Joe(stop making stuff up)Nation
0 Replies
 
Roxxxanne
 
  1  
Reply Fri 8 Dec, 2006 10:29 am
Joe have you read "Bush on the Couch" by Justin Frank?

Quote:
From Publishers Weekly
Bush Administration policies are not only a "great catastrophe" but the products of a disturbed mind, according to this provocative blend of psychological case-study and partisan polemic. Psychoanalyst Frank sifts through family memoirs, the writings of critics like Al Franken and David Corn and the public record of Bush's personal idiosyncrasies for clues to the President's character, interpreting the evidence in the rigidly Freudian framework of child psychoanalyst Melanie Klein. He finds that Bush, psychically scarred by an absentee father and a cold, authoritarian mother, has developed a galloping case of megalomania, characterized by a Manichaean worldview, delusions of persecution and omnipotence and an "anal/sadistic" indifference to others' pain, with removal from office the only "treatment option." The author's exegesis of Bush's personality traits-the drinking problem, the bellicose rhetoric, the verbal flailings and misstatements of fact, the religiosity and exercise routines, the hints of dyslexia and hyperactivity, the youthful cruelty to animals and schoolmates, the smirk-paints an intriguing, if exaggerated and contemptuous, portrait of a possibly troubled public figure. But Frank's attempts to translate psychoanalysis into political analysis are unconvincing. Indeed, if Bush's reneging on campaign promises is a form of clinical "sadism," and his budget deficits an "unconscious attack on his own parents," then Karl Rove, the Cabinet, and both houses of Congress belong in group therapy with him.
Copyright © Reed Business Information, a division of Reed Elsevier Inc. All rights reserved.

Book Description

A renowned Washington, DC-based psychoanalyst examines George W. Bush's public persona-and asks serious questions about whether he is fit for the office he holds.

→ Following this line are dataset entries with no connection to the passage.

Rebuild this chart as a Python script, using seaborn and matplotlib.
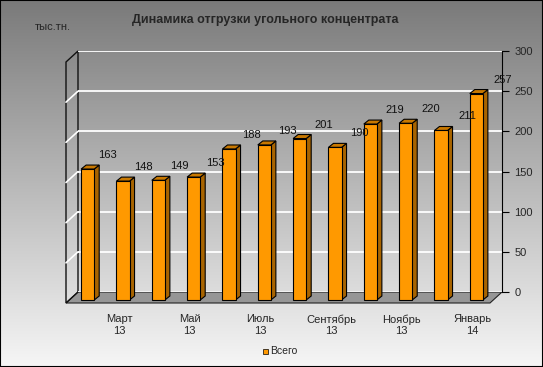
import numpy as np
import matplotlib
matplotlib.use("Agg")
import matplotlib.pyplot as plt
import matplotlib.transforms as mtransforms
from matplotlib.colors import LinearSegmentedColormap
from matplotlib.patches import Polygon, Rectangle
from matplotlib.lines import Line2D
import seaborn as sns

# data
months = ["Февраль\n13", "Март\n13", "Апрель\n13", "Май\n13", "Июнь\n13", "Июль\n13",
          "Август\n13", "Сентябрь\n13", "Октябрь\n13", "Ноябрь\n13", "Декабрь\n13", "Январь\n14"]
values = [163, 148, 149, 153, 188, 193, 201, 190, 219, 220, 211, 257]
y_ticks = [0, 50, 100, 150, 200, 250, 300]
series_name = "Всего"
title = "Динамика отгрузки угольного концентрата"
unit = "тыс.тн."

sns.set_style("white")
plt.rcParams["font.family"] = ["Liberation Sans", "DejaVu Sans"]

W, H, DPI = 543, 367, 100
fig = plt.figure(figsize=(W / DPI, H / DPI), dpi=DPI)

# gray gradient background
bg = fig.add_axes([0, 0, 1, 1], zorder=0)
grad = np.linspace(0, 1, 256).reshape(-1, 1)
cmap = LinearSegmentedColormap.from_list("bg", ["#7a7a7a", "#f6f6f6"])
bg.imshow(grad, cmap=cmap, aspect="auto", extent=[0, 1, 0, 1])
bg.axis("off")

# back wall axes (grid + right value axis)
back = fig.add_axes([78 / W, (H - 292) / H, 424 / W, 241 / H], zorder=1)
back.patch.set_alpha(0)
back.set_xlim(-0.5, 11.5)
back.set_ylim(0, 300)
back.set_yticks(y_ticks)
back.yaxis.tick_right()
back.tick_params(axis="y", length=5, width=0.8, color="black", pad=4, labelsize=8)
back.set_xticks([])
back.yaxis.grid(True, color="white", lw=1.3)
for s in ["top", "left", "bottom"]:
    back.spines[s].set_visible(False)
back.spines["right"].set_color("black")
back.spines["right"].set_linewidth(0.8)

# front plane axes (bars)
ax = fig.add_axes([66 / W, (H - 303) / H, 424 / W, 241 / H], zorder=2)
ax.patch.set_alpha(0)
sns.barplot(x=months, y=values, ax=ax, width=0.37, color="#FF9900", saturation=1,
            edgecolor="black", linewidth=0.8, zorder=3)
ax.set_xlim(-0.5, 11.5)
ax.set_ylim(0, 300)
ax.set_autoscale_on(False)
for s in ax.spines.values():
    s.set_visible(False)
ax.set_yticks([])
ax.set_xticks(range(len(months)))
ax.set_xticklabels([m if i % 2 == 1 else "" for i, m in enumerate(months)], fontsize=8)
ax.set_xticks(np.arange(-0.5, len(months), 1), minor=True)
ax.tick_params(axis="x", which="major", length=0, pad=8)
ax.tick_params(axis="x", which="minor", length=4, width=0.8, color="black")
ax.set_xlabel("")

ident = mtransforms.IdentityTransform()


def px(axes, x, y, dx=0, dy=0):
    p = axes.transData.transform((x, y))
    return (p[0] + dx, p[1] + dy)


# floor
floor = Polygon([px(ax, -0.5, 0), px(ax, 11.5, 0), px(back, 11.5, 0), px(back, -0.5, 0)],
                closed=True, transform=ident, facecolor="#969696", edgecolor="#222222",
                lw=0.8, zorder=1)
fig.add_artist(floor)

# left wall
wall = Polygon([px(ax, -0.5, 0), px(ax, -0.5, 300), px(back, -0.5, 300), px(back, -0.5, 0)],
               closed=True, transform=ident, facecolor="none", edgecolor="#111111", lw=1.0,
               zorder=1)
fig.add_artist(wall)
for yv in y_ticks[1:-1]:
    a, b = px(ax, -0.5, yv), px(back, -0.5, yv)
    fig.add_artist(Line2D([a[0], b[0]], [a[1], b[1]], transform=ident, color="white", lw=1.2,
                          zorder=1))

# 3D faces of the bars
bx, by = 4, 3
sx, sy = 5, 4
shift = ax.transData + mtransforms.Affine2D().translate(bx, by)
for p in list(ax.patches):
    p.set_transform(shift)
    x0, w, h = p.get_x(), p.get_width(), p.get_height()
    fl = px(ax, x0, h, bx, by)
    fr = px(ax, x0 + w, h, bx, by)
    br = px(ax, x0 + w, 0, bx, by)
    side = Polygon([br, fr, (fr[0] + sx, fr[1] + sy), (br[0] + sx, br[1] + sy)],
                   closed=True, transform=ident, facecolor="#A86400", edgecolor="black",
                   lw=0.8, zorder=2)
    top = Polygon([fl, fr, (fr[0] + sx, fr[1] + sy), (fl[0] + sx, fl[1] + sy)],
                  closed=True, transform=ident, facecolor="#C87800", edgecolor="black",
                  lw=0.8, zorder=2)
    fig.add_artist(side)
    fig.add_artist(top)

# data labels (Excel places them up and to the right)
for i, v in enumerate(values):
    ax.annotate(str(v), (i, v), xytext=(24 + 0.6 * i, 17), textcoords="offset pixels",
                ha="center", va="center", fontsize=8, color="#111111", zorder=5,
                annotation_clip=False)

fig.text(265 / W, 1 - 20 / H, title, ha="center", va="center", fontsize=9, fontweight="bold")
fig.text(35 / W, 1 - 27 / H, unit, ha="left", va="center", fontsize=8)

# legend
fig.add_artist(Rectangle((263 / W, 1 - 354 / H), 5 / W, 5 / H, transform=fig.transFigure,
                         facecolor="#FF9900", edgecolor="black", lw=0.5))
fig.text(270 / W, 1 - 351 / H, series_name, ha="left", va="center", fontsize=7.5)

# border
fig.add_artist(Rectangle((0, 0), 1, 1, transform=fig.transFigure, facecolor="none",
                         edgecolor="black", lw=1.5))

fig.savefig("out.png", dpi=DPI)
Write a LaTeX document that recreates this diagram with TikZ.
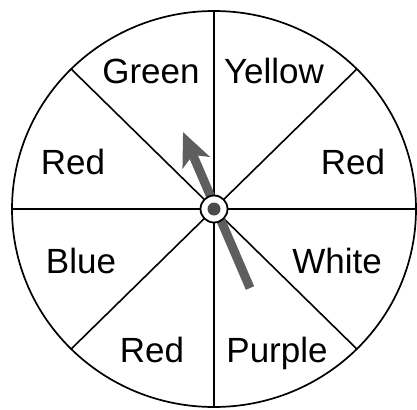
\documentclass[tikz,border=0pt]{standalone}
\usepackage{fontspec}
\setmainfont{Liberation Sans}
\usetikzlibrary{arrows.meta}
\definecolor{pointerGray}{HTML}{5E5E5E}
\definecolor{hubGray}{HTML}{4A4A4A}
\tikzset{
  rim/.style={draw=black, line width=1.7pt},
  spoke/.style={draw=black, line width=1.6pt},
  colour/.style={anchor=base, inner sep=0pt, font=\fontsize{35}{40}\selectfont},
  pointer/.style={draw=pointerGray, line width=9pt,
    -{Stealth[length=33pt,width=29pt,inset=8pt]}},
  hub/.style={circle, draw=black, fill=white, line width=1.8pt,
    minimum size=27pt, inner sep=0pt},
  hubdot/.style={circle, fill=hubGray, minimum size=13pt, inner sep=0pt}
}

\begin{document}
\begin{tikzpicture}[x=1pt, y=-1pt]
  \useasboundingbox (0,0) rectangle (417,409);
  \coordinate (c) at (214,209);

  % wheel and spokes
  \draw[rim] (c) ellipse [x radius=202, y radius=198];
  \foreach \a in {0,45,...,315}
    \draw[spoke] (c) -- ++(\a:202 and -198);

  % sector labels
  \node[colour] (green)   at (151,84)  {Green};
  \node[colour] (yellow)  at (274,84)  {Yellow};
  \node[colour] (redA)    at (73,174)  {Red};
  \node[colour] (redB)    at (353,174) {Red};
  \node[colour] (blue)    at (81,273)  {Blue};
  \node[colour] (white)   at (337,273) {White};
  \node[colour] (redC)    at (152,362) {Red};
  \node[colour] (purple)  at (277,362) {Purple};

  % pointer
  \coordinate (tail) at (250,288);
  \coordinate (tip)  at (183,132);
  \draw[pointer] (tail) -- (tip);

  % hub
  \node[hub]    (pin) at (c) {};
  \node[hubdot] (dot) at (c) {};
\end{tikzpicture}
\end{document}
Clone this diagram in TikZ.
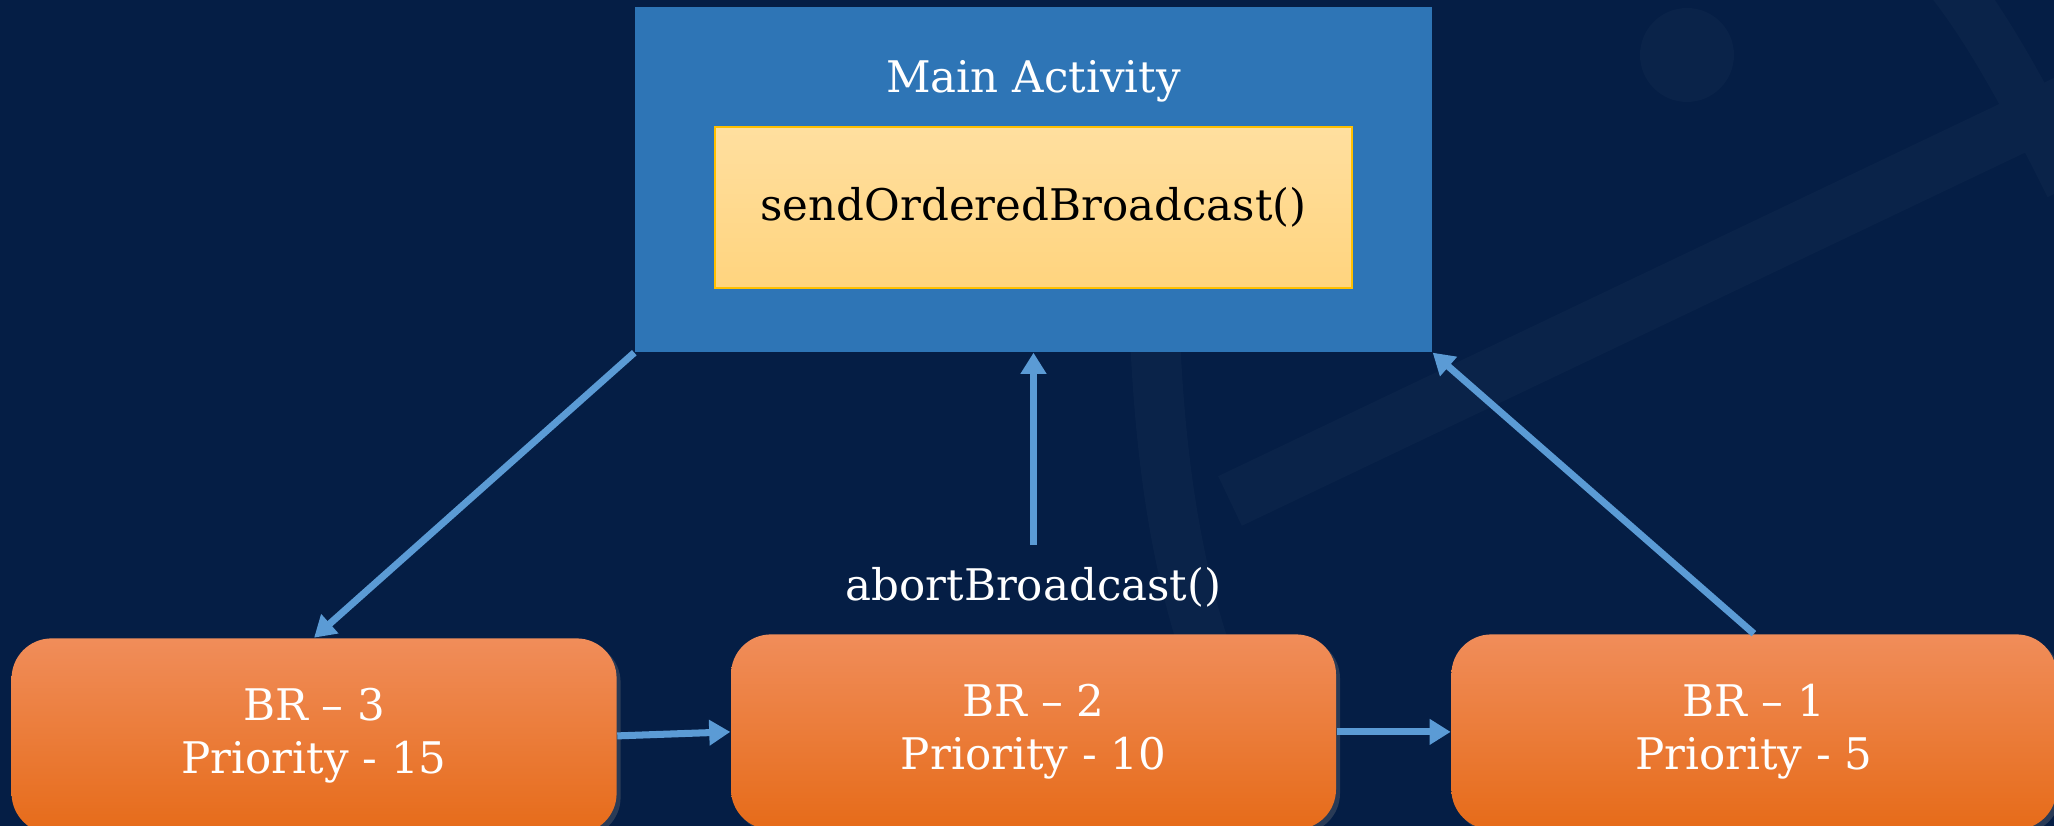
\documentclass[tikz,border=0pt]{standalone}
\usepackage{fontspec}
\setmainfont{DejaVu Serif}
\usetikzlibrary{
  arrows.meta,
  positioning,
  shadows
}
\definecolor{night}{HTML}{051E45}
\definecolor{faint}{HTML}{0A2349}
\definecolor{activity}{HTML}{2E75B6}
\definecolor{arrowblue}{HTML}{5B9BD5}
\definecolor{callline}{HTML}{FFC000}
\definecolor{calltop}{HTML}{FFDF9F}
\definecolor{callbottom}{HTML}{FFD47E}
\definecolor{brtop}{HTML}{F08D5A}
\definecolor{brmiddle}{HTML}{F47E2C}
\definecolor{brbottom}{HTML}{E66B19}
\tikzset{
%
  % For all texts.
  big text/.style={
    font=\fontsize{12.4pt}{15pt}\selectfont},
%
  % For the arrows between boxes.
  flow/.style={
    line width=2pt,
    draw=arrowblue,
    -{Triangle[length=6pt,
               width=7pt]}},
%
  % For the shapes in the background.
  backdrop/.style={
    draw=faint,
    line width=5mm},
%
  % For the activity box.
  main box/.style={
    fill=activity,
    minimum width=7.97cm,
    minimum height=3.45cm,
    inner sep=0pt},
%
  % For the box with the call in it.
  call box/.style={
    big text,
    draw=callline,
    line width=0.6pt,
    top color=calltop,
    bottom color=callbottom,
    text=black,
    minimum width=6.37cm,
    minimum height=1.61cm},
%
  % For the broadcast receivers.
  receiver box/.style={
    big text,
    rounded corners=4mm,
    top color=brtop,
    middle color=brmiddle,
    bottom color=brbottom,
    drop shadow={shadow xshift=0.4mm,
                 shadow yshift=-0.4mm,
                 opacity=0.3},
    text=white,
    align=center,
    minimum width=6.05cm,
    minimum height=1.95cm}
}

\begin{document}
\begin{tikzpicture}
  \useasboundingbox (0,0) rectangle (20.54,8.26);
  \fill[night] (0,0) rectangle (20.54,8.26);

  % background
  \fill[faint] (16.87,7.71) circle (0.47);
  \draw[backdrop, line width=5.5mm] (12.3,3.25) -- (20.8,7.3);
  \draw[backdrop] (11.55,4.9) .. controls (11.65,2.6) and (12.1,1.2) .. (12.95,-0.1);
  \draw[backdrop] (19.5,8.45) .. controls (19.9,7.95) and (20.3,7.2) .. (20.7,6.4);

  \node[main box] (ma) at (10.335,6.465) {};
  \node[big text, text=white, inner sep=0pt] (title) [below=5.3mm of ma.north] {Main Activity};
  \node[call box] (send) [below=1.2cm of ma.north] {sendOrderedBroadcast()};

  \node[receiver box] (br2) [below=2.81cm of ma] {BR -- 2\\Priority - 10};
  \node[receiver box] (br1) [right=1.14cm of br2] {BR -- 1\\Priority - 5};
  \node[receiver box] (br3) [left=1.13cm of br2, yshift=-0.4mm] {BR -- 3\\Priority - 15};
  \node[big text, text=white, inner xsep=0pt, inner ysep=6pt] (abort) [above=0.5mm of br2] {abortBroadcast()};

  \draw[flow] (ma.south west) -- (br3.north);
  \draw[flow] (br3.east) -- (br2.west);
  \draw[flow] (br2.east) -- (br1.west);
  \draw[flow] (abort) -- (ma);
  \draw[flow] (br1.north) -- (ma.south east);
\end{tikzpicture}
\end{document}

In Bush On the Couch, Dr. Justin Frank, a renowned Washington, DC-based psychoanalyst, assembles a comprehensive psychological profile of President George W. Bush. Using the principles of Applied Psychoanalysis, the discipline of psychoanalysing public and historical figure pioneered by Freud, Frank fearlessly builds his case, which concludes with a most disturbing diagnosis. With an eye for the subtleties of human behaviour sharpened through thirty years of clinical practice, Dr. Frank traces the development of Bush's character from childhood to present day, identifying and analysing Bush's patterns of thought, behaviour and communication. A thorough and authoritative examination of Bush's public appearances and speeches, along with historical, biographical, and journalistic records, Bush On the Couch is a compelling portrait of George W. Bush, filled with controversial and disturbing revelations about our nation's leader:

. the scion of a powerful family that failed to nurture its first-born son even as it instilled within him a false sense of omnipotence
. an individual in the grip of anxieties that require a monumental effort to manage
. an untreated alcoholic supported by a nation of enablers
. a rigid thinker with a perilously simplistic worldview
. and a megalomaniacal leader driven to invent adversaries so he can destroy them

Insightful and accessible, courageous and controversial, Bush On the Couch sheds startling new light on the Bush psyche and its impact on the way he governs, tackling head-on the question no one seems willing to ask: Is the president psychologically fit to run the country?
0 Replies
 
cicerone imposter
 
  1  
Reply Fri 8 Dec, 2006 10:38 am
Roxxxanne, It doesn't take a couch psychiatrist to figure out that Bush is a psychopath. He cries crocodile tears in front of families of those who have lost children to this war, but Bush cut veteran's benefits while voicing support for our troops.
0 Replies
 
cicerone imposter
 
  1  
Reply Fri 8 Dec, 2006 10:40 am
Bush is also guilty of illegal wiretaps, and torture of prisoners. Bush thinks he's above the law - of humanity.